Task details: Your task is to print, exactly and only, the lines from the start of the entries below through the line with "(inlbl) at (327,668)". Include both ends, but skip the pictures.

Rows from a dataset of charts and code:
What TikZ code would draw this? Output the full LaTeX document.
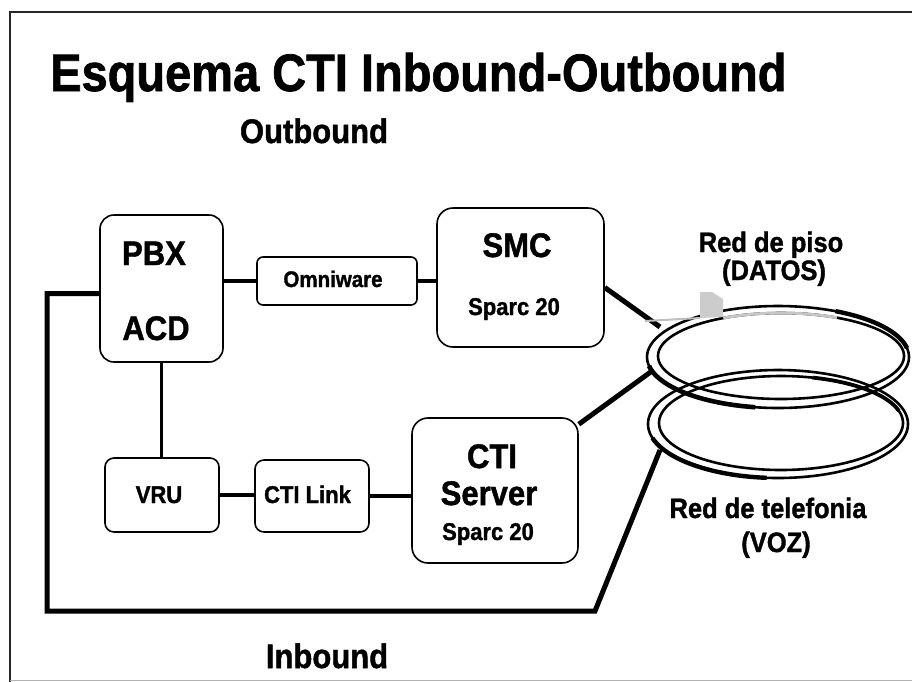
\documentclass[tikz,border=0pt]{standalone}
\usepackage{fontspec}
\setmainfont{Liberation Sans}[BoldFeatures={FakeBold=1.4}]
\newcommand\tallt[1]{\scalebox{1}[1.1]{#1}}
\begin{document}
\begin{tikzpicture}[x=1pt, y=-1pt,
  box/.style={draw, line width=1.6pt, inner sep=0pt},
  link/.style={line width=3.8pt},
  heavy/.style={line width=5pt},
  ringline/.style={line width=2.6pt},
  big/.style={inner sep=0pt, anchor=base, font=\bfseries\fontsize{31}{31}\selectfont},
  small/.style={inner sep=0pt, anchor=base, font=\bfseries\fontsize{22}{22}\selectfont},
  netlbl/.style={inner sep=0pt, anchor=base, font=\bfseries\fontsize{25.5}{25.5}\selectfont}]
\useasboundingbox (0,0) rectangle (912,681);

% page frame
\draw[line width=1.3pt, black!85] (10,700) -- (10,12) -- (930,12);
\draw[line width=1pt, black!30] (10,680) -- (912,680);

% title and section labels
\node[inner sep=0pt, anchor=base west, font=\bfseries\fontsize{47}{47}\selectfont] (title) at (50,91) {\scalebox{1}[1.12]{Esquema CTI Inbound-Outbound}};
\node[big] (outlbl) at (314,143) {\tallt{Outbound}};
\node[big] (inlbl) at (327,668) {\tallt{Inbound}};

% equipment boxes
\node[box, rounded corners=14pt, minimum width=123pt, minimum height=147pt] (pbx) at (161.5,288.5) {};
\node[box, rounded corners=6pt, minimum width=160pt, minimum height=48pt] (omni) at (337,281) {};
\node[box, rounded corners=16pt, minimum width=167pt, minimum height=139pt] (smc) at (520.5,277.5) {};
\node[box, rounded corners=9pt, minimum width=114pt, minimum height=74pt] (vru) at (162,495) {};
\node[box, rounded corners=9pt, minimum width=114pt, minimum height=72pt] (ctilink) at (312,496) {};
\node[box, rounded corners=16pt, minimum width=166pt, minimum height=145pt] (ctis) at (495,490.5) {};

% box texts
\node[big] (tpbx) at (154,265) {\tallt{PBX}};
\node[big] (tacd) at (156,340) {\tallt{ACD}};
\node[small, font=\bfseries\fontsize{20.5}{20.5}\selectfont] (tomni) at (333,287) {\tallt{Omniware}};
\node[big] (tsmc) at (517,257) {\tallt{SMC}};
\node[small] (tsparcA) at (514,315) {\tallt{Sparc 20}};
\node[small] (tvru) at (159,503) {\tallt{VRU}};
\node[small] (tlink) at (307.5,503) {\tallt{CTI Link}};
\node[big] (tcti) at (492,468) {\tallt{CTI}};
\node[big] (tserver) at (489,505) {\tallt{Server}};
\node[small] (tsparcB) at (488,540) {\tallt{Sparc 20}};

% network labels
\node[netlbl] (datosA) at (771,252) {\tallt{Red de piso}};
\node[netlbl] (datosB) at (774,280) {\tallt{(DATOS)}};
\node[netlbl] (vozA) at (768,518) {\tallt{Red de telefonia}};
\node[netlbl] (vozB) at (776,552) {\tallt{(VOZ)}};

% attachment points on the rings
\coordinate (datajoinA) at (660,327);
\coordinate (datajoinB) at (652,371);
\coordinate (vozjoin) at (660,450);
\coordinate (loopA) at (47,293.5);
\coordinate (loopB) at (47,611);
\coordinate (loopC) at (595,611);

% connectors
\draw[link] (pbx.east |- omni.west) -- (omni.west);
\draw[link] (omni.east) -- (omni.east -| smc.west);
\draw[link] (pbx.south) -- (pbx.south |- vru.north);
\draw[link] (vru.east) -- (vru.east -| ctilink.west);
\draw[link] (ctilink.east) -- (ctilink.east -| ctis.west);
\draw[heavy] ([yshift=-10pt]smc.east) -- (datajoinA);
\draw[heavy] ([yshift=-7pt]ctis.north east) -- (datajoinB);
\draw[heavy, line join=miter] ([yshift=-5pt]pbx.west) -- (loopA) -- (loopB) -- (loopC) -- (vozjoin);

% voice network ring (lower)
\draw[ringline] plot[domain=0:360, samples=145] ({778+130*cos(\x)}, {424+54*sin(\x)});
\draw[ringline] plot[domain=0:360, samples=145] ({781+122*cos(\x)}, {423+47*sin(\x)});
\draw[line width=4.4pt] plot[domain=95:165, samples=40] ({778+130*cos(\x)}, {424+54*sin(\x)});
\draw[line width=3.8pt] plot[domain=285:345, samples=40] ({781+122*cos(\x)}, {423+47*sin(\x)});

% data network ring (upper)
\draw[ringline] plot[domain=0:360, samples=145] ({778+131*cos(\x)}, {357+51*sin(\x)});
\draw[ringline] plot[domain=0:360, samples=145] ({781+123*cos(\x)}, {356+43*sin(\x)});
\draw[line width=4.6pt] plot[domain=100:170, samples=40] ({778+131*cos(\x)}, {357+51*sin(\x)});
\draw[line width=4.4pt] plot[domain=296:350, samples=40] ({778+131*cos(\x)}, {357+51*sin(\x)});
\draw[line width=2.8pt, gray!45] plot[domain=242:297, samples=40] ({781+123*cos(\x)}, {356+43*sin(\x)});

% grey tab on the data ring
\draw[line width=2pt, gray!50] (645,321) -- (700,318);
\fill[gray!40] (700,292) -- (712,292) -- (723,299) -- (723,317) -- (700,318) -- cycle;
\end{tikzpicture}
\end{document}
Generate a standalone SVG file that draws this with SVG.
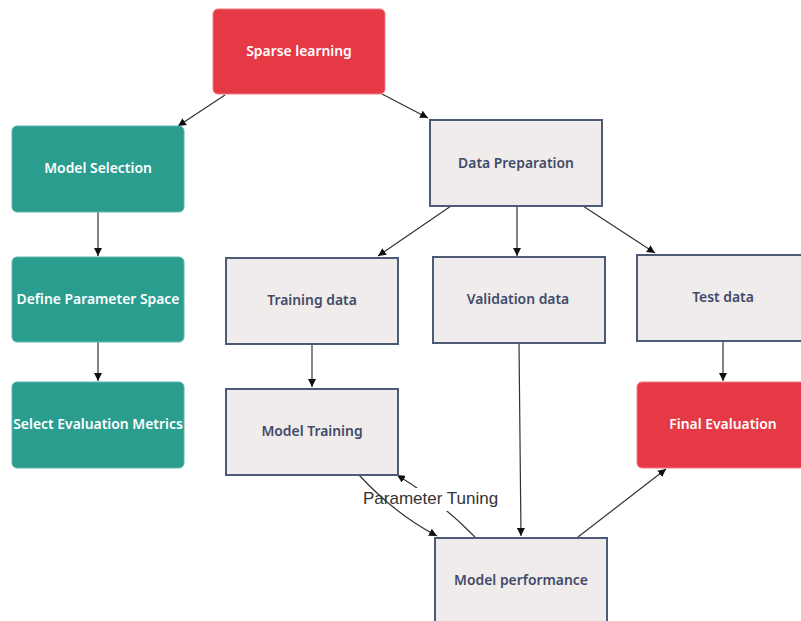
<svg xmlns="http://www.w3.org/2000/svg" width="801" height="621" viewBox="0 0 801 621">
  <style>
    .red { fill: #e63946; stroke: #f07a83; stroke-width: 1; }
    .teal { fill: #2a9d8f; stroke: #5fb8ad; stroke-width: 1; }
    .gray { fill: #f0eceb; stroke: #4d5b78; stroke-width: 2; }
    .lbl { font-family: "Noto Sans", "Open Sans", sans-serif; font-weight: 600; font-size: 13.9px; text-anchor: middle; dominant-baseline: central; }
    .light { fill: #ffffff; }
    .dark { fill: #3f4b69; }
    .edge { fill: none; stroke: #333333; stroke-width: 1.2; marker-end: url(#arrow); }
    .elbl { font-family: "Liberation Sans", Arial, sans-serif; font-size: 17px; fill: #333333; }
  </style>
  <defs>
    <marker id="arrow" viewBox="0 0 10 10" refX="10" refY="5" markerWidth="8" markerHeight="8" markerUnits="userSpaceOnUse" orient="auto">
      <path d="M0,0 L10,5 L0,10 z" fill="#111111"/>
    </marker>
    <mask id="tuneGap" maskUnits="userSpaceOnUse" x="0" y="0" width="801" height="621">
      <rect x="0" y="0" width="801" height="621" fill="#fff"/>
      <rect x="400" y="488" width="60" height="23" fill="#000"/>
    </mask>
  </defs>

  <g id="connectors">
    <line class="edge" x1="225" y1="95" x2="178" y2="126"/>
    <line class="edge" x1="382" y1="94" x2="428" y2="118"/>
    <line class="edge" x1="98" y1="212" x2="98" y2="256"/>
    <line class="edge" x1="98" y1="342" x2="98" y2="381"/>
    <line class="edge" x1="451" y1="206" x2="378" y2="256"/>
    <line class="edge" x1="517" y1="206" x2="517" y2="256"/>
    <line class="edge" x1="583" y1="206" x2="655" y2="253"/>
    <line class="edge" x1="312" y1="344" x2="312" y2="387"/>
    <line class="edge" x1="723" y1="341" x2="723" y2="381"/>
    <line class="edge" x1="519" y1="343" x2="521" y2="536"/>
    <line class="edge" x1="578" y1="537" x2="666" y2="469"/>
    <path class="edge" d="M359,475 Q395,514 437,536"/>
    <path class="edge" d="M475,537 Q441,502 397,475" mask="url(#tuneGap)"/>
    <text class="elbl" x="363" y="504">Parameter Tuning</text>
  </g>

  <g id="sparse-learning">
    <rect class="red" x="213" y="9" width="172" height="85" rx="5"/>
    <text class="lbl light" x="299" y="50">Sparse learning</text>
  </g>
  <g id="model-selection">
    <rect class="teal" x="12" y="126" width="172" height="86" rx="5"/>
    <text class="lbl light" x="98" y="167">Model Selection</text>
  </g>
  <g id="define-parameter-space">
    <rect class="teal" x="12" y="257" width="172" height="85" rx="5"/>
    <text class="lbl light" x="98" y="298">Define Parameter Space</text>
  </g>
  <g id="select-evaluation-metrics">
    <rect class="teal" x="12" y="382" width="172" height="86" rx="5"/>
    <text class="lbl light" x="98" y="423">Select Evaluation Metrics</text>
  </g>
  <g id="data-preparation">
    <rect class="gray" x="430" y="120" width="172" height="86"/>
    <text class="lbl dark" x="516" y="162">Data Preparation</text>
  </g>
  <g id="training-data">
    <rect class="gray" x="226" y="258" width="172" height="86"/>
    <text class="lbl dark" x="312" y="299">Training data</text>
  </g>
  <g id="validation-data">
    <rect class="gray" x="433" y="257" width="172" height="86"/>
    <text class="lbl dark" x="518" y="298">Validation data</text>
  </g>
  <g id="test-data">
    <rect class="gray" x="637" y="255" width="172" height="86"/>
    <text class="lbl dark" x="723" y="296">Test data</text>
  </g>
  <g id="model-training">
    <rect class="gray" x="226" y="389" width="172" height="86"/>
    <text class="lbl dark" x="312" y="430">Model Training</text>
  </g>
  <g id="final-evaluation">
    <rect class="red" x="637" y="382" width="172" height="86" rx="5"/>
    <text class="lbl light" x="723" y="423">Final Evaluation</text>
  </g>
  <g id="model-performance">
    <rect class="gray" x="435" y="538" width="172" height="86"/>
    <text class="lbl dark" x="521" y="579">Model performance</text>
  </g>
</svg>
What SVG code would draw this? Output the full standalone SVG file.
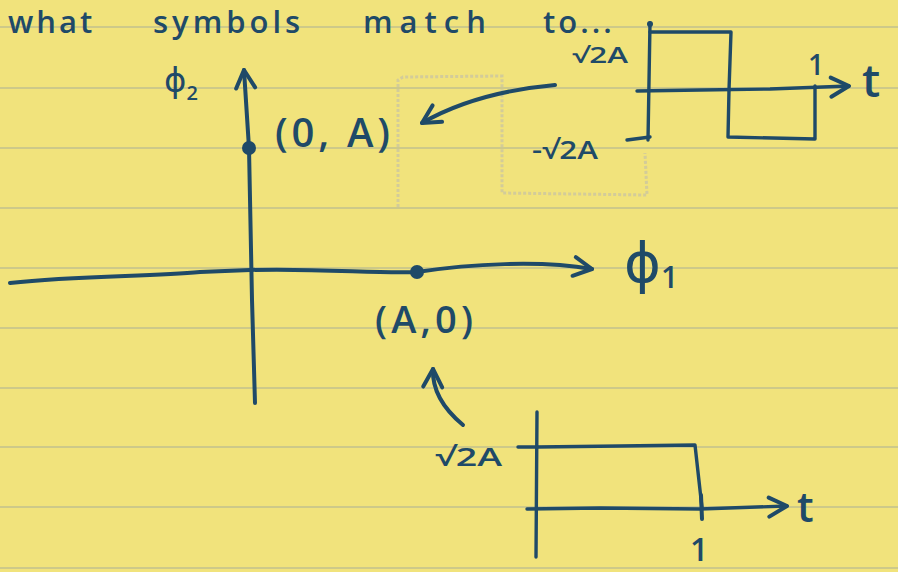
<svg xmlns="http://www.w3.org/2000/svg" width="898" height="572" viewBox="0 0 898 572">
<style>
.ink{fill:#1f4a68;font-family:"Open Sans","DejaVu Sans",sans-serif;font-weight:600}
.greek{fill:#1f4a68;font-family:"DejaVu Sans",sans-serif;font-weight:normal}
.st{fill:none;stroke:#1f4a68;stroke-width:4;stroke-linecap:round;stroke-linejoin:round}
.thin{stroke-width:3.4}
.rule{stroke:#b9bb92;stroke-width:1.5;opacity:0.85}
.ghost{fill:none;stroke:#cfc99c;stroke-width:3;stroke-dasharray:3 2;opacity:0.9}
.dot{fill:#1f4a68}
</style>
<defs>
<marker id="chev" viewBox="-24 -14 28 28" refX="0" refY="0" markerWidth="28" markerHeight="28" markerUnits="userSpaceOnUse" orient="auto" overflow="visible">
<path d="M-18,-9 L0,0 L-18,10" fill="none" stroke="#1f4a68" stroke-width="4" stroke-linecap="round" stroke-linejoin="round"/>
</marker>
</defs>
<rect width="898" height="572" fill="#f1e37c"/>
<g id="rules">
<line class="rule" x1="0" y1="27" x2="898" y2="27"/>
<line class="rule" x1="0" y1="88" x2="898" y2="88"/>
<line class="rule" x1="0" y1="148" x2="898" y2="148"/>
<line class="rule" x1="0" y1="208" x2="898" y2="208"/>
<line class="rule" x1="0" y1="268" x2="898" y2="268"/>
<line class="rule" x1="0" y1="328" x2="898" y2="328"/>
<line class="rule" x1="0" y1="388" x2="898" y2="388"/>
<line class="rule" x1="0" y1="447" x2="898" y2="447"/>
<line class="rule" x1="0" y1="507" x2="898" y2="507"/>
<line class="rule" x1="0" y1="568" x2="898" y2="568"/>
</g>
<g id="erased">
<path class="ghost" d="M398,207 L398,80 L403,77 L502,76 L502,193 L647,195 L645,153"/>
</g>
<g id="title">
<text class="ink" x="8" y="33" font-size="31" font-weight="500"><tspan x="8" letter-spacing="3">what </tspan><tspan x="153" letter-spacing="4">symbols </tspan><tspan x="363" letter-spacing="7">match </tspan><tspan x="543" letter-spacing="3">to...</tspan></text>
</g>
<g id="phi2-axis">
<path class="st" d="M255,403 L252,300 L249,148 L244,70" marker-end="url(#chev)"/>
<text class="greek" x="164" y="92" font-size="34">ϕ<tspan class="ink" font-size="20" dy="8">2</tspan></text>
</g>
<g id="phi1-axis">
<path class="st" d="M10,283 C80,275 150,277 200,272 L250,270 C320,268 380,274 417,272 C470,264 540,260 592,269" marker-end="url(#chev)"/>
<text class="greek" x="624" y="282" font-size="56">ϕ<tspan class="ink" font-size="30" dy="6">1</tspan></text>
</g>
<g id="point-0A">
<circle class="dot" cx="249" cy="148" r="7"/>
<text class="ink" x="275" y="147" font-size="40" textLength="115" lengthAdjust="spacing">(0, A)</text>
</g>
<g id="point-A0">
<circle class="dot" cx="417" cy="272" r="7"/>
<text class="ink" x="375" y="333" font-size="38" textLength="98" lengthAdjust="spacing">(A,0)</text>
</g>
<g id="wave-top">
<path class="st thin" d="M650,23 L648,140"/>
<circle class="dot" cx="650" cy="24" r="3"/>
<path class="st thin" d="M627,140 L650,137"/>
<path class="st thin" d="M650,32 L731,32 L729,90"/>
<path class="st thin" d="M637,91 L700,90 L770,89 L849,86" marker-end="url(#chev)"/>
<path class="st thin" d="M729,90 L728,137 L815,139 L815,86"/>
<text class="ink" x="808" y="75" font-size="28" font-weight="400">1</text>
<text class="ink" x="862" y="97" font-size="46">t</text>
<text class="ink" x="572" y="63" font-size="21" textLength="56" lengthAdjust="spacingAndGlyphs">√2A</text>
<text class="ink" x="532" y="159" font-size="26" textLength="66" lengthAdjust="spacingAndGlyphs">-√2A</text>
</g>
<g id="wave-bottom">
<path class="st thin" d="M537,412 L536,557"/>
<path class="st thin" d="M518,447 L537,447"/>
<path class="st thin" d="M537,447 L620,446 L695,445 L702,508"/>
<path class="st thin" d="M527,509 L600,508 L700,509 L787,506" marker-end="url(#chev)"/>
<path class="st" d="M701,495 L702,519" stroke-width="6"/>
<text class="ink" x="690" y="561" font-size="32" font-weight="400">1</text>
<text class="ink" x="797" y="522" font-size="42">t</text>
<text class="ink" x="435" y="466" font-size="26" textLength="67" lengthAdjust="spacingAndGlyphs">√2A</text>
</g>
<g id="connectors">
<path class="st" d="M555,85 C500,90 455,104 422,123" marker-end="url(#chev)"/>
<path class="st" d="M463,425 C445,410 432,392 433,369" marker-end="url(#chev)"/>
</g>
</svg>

Finished task:
What TikZ code would draw this? Output the full LaTeX document.
\documentclass[tikz,border=0pt]{standalone}
\usepackage{fontspec}
\setmainfont{Liberation Sans}[BoldFeatures={FakeBold=1.4}]
\newcommand\tallt[1]{\scalebox{1}[1.1]{#1}}
\begin{document}
\begin{tikzpicture}[x=1pt, y=-1pt,
  box/.style={draw, line width=1.6pt, inner sep=0pt},
  link/.style={line width=3.8pt},
  heavy/.style={line width=5pt},
  ringline/.style={line width=2.6pt},
  big/.style={inner sep=0pt, anchor=base, font=\bfseries\fontsize{31}{31}\selectfont},
  small/.style={inner sep=0pt, anchor=base, font=\bfseries\fontsize{22}{22}\selectfont},
  netlbl/.style={inner sep=0pt, anchor=base, font=\bfseries\fontsize{25.5}{25.5}\selectfont}]
\useasboundingbox (0,0) rectangle (912,681);

% page frame
\draw[line width=1.3pt, black!85] (10,700) -- (10,12) -- (930,12);
\draw[line width=1pt, black!30] (10,680) -- (912,680);

% title and section labels
\node[inner sep=0pt, anchor=base west, font=\bfseries\fontsize{47}{47}\selectfont] (title) at (50,91) {\scalebox{1}[1.12]{Esquema CTI Inbound-Outbound}};
\node[big] (outlbl) at (314,143) {\tallt{Outbound}};
\node[big] (inlbl) at (327,668) {\tallt{Inbound}};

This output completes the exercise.